[Records from a data collection]
==*==
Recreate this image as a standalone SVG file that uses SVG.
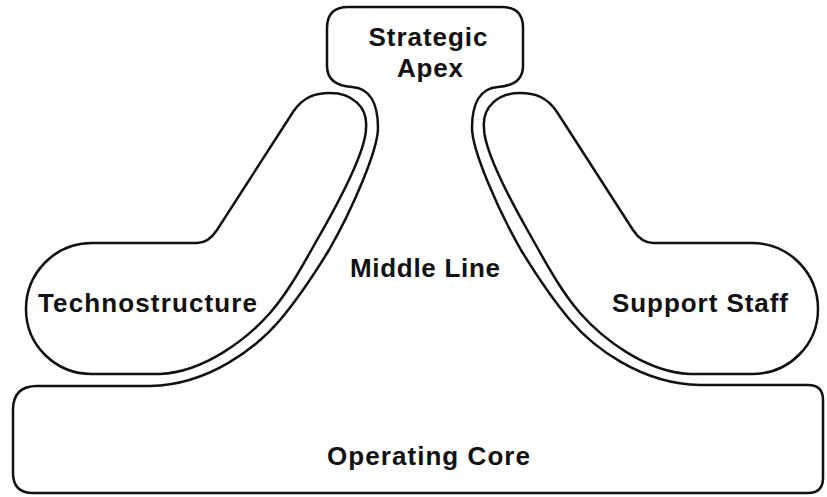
<svg xmlns="http://www.w3.org/2000/svg" width="827" height="497" viewBox="0 0 827 497">
<style>
.shape{fill:none;stroke:#111;stroke-width:2.5;stroke-linejoin:round;stroke-linecap:round}
.lbl{font-family:"Liberation Sans",Arial,sans-serif;font-weight:bold;font-size:26px;fill:#111}
</style>
<rect width="827" height="497" fill="#fff"/>
<g id="outline">
<path class="shape" d="M 13,410 Q 13,386 37,386 L 150,386 C 210,385 258,346 280,320 C 302,294 318,268 329,250 C 352,210 378,150 378,128 C 378,104 370,88 352,87 C 337,86 327,80 327,66 L 327,28 Q 327,7 348,7 L 502,7 Q 523,7 523,28 L 523,66 C 523,80 513,86 498,87 C 480,88 472,104 472,128 C 472,150 498,210 521,250 C 532,268 548,294 570,320 C 592,346 640,384 700,385 L 808,385 Q 823,385 823,400 L 823,478 Q 823,493 808,493 L 33,493 Q 13,493 13,473 Z"/>
</g>
<g id="strategic-apex">
<text class="lbl" x="428" y="46" text-anchor="middle" textLength="119">Strategic</text>
<text class="lbl" x="430" y="77" text-anchor="middle" textLength="66">Apex</text>
</g>
<g id="middle-line">
<text class="lbl" x="350" y="277" textLength="150">Middle Line</text>
</g>
<g id="technostructure">
<path class="shape" d="M 92,243 L 197,243 C 205,243 211,239 217,230 L 293,112 C 303,97 315,93 330,93 C 352,93 368,107 366,128 C 366,150 340,200 317,240 C 305,261 290,290 270,313 C 248,338 205,372 160,374 L 92,374 C 55,374 26,345 26,309 C 26,273 55,243 92,243 Z"/>
<text class="lbl" x="38" y="312" textLength="219">Technostructure</text>
</g>
<g id="support-staff">
<path class="shape" d="M 752,243 L 653,243 C 645,243 639,239 633,230 L 557,112 C 547,97 535,93 520,93 C 498,93 482,107 484,128 C 484,150 510,200 533,240 C 545,261 560,290 580,313 C 602,338 645,372 690,374 L 752,374 C 789,374 818,345 818,309 C 818,273 789,243 752,243 Z"/>
<text class="lbl" x="612" y="312" textLength="176">Support Staff</text>
</g>
<g id="operating-core">
<text class="lbl" x="327" y="465" textLength="203">Operating Core</text>
</g>
</svg>
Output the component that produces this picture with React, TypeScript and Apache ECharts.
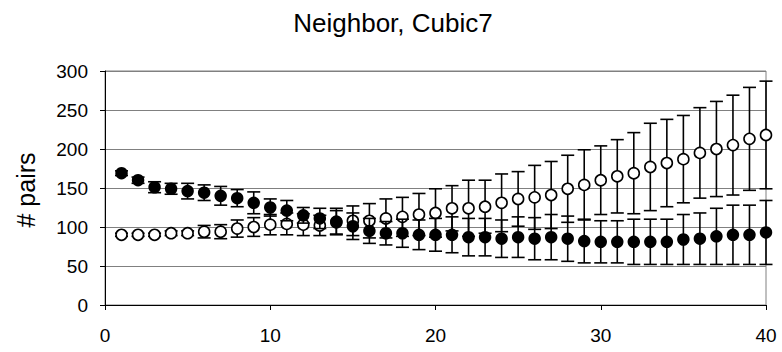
import React, { useEffect, useRef } from "react";
import * as echarts from "echarts";

const titleText = "Neighbor, Cubic7";
const yAxisTitle = "# pairs";
const xValues = [1,2,3,4,5,6,7,8,9,10,11,12,13,14,15,16,17,18,19,20,21,22,23,24,25,26,27,28,29,30,31,32,33,34,35,36,37,38,39,40];
const filledValues = [169,160,151,149,146,144,140,137,131,125,121,115,111,107,101,95,92,92,90,90,90,87,87,85,87,85,87,85,82,81,81,81,81,81,84,85,88,90,90,93];
const filledErrors = [3,4,7,7,10,10,12,11,14,11,13,10,13,17,17,16,15,18,19,21,23,24,24,24,26,27,29,29,28,27,27,29,29,29,32,33,36,38,38,41];
const openValues = [90,90,90,92,92,94,94,98,100,103,104,103,102,106,108,108,111,113,116,118,124,124,126,131,136,138,141,149,154,160,165,169,177,182,187,195,200,205,213,218];
const openErrors = [2,2,2,3,3,8,9,11,12,13,14,14,13,15,19,22,25,25,27,31,29,36,34,37,35,41,43,43,45,44,47,52,56,56,56,58,61,64,66,69];
const yTicks = { min: 0, max: 300, interval: 50 };
const xTicks = { min: 0, max: 40, interval: 10 };

const FONT = '"Liberation Sans", Arial, sans-serif';

function errorData(values: number[], errs: number[]) {
  return xValues.map((x, i) => [x, values[i] - errs[i], values[i] + errs[i]]);
}

function renderError(params: any, api: any) {
  const x = api.value(0);
  const lo = api.coord([x, api.value(1)]);
  const hi = api.coord([x, api.value(2)]);
  const hw = 6.5;
  const style = { stroke: "#000", lineWidth: 1.6 };
  return {
    type: "group",
    children: [
      { type: "line", shape: { x1: hi[0], y1: hi[1], x2: lo[0], y2: lo[1] }, style },
      { type: "line", shape: { x1: hi[0] - hw, y1: hi[1], x2: hi[0] + hw, y2: hi[1] }, style },
      { type: "line", shape: { x1: lo[0] - hw, y1: lo[1], x2: lo[0] + hw, y2: lo[1] }, style },
    ],
  };
}

export default function App() {
  const ref = useRef<HTMLDivElement>(null);
  useEffect(() => {
    if (!ref.current) return;
    const chart = echarts.init(ref.current, null, { renderer: "svg" });
    chart.setOption({
      animation: false,
      backgroundColor: "#fff",
      textStyle: { fontFamily: FONT },
      grid: {
        left: 105, right: 16, top: 71, bottom: 47,
        show: true, borderColor: "#808080", borderWidth: 1,
        outerBoundsMode: "none",
      },
      graphic: [
        {
          type: "text", x: 393, y: 23,
          style: { text: titleText, font: `26px ${FONT}`, fill: "#000", textAlign: "center", textVerticalAlign: "middle" },
        },
        {
          type: "text", x: 26, y: 190, rotation: Math.PI / 2,
          style: { text: yAxisTitle, font: `25px ${FONT}`, fill: "#000", textAlign: "center", textVerticalAlign: "middle" },
        },
      ],
      xAxis: {
        type: "value", min: xTicks.min, max: xTicks.max, interval: xTicks.interval,
        axisLine: { show: true, onZero: false, lineStyle: { color: "#000", width: 1 } },
        axisTick: { show: true, length: 5, lineStyle: { color: "#000" } },
        splitLine: { show: false },
        axisLabel: { fontSize: 19, color: "#000", margin: 21, fontFamily: FONT },
      },
      yAxis: {
        type: "value", min: yTicks.min, max: yTicks.max, interval: yTicks.interval,
        axisLine: { show: true, lineStyle: { color: "#000", width: 1 } },
        axisTick: { show: true, length: 5, lineStyle: { color: "#000" } },
        splitLine: { show: true, lineStyle: { color: "#808080", width: 1 } },
        axisLabel: { fontSize: 19, color: "#000", margin: 17, fontFamily: FONT },
      },
      series: [
        {
          type: "custom", name: "open-err", renderItem: renderError,
          data: errorData(openValues, openErrors), encode: { x: 0, y: [1, 2] }, z: 1, silent: true,
        },
        {
          type: "scatter", name: "open", symbol: "circle", symbolSize: 11,
          data: xValues.map((x, i) => [x, openValues[i]]),
          itemStyle: { color: "#fff", borderColor: "#000", borderWidth: 1.6, opacity: 1 }, z: 2,
        },
        {
          type: "custom", name: "filled-err", renderItem: renderError,
          data: errorData(filledValues, filledErrors), encode: { x: 0, y: [1, 2] }, z: 3, silent: true,
        },
        {
          type: "scatter", name: "filled", symbol: "circle", symbolSize: 12.5,
          data: xValues.map((x, i) => [x, filledValues[i]]),
          itemStyle: { color: "#000", borderWidth: 0, opacity: 1 }, z: 4,
        },
      ],
    });
    return () => chart.dispose();
  }, []);
  return <div ref={ref} style={{ position: "fixed", left: 0, top: 0, width: 782, height: 352 }} />;
}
==*==
> Task statement
Your task is to reproduce only the lines from the one with "Output the component" through the one with "import * as", keeping both ends. Skip every picture.

> Solution to this task
Output the component that produces this picture with React, TypeScript and Apache ECharts.
import React, { useEffect, useRef } from "react";
import * as echarts from "echarts";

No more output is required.